I thought about this post a lot and am a day late, but wanted to write it anyway.
I didn’t date a lot growing up or even as a young adult. I usually had one relationship and then stuck to it until I didn’t any longer.
I don’t have things that I would say in a public post, to someone specific. But if I had a chance to say anything to anyone I dated, it would be the following:
- I’m happy for the time we had together. It was worthwhile and I appreciate what you brought to my life and I don’t regret it.
- I wasn’t ready for you. I wasn’t an entire person when I was with you and even still struggle to be a good partner. I’m sure that means that I didn’t treat you as well as you deserved.
- I didn’t understand it until I was much older, but I had commitment issues even at a young age. That affected my ability to care about you.
- Life has turned out exactly how it was meant to and I’m happy for the life I have and hope that you are happy too.
Life is too short to live in regret. I don’t look back and wish I had done things differently, because this path has led me to my two wonderful boys and my husband of nearly thirteen years.
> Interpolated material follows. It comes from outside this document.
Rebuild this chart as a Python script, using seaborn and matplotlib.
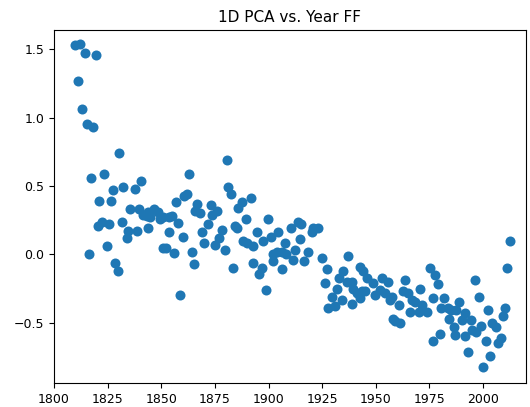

Could I have made better decisions along the way? Absolutely!
Did I love with all of my heart when I should have? No!
Have I learned how to be a better person along the way? I hope so.
I don’t lack closure in my life from lost love anymore. There have been opportunities lost and things that should or should not have been said. But, when I look into the big dark eyes of my beautiful boys, I know that the love I have now, is the love I was always meant to.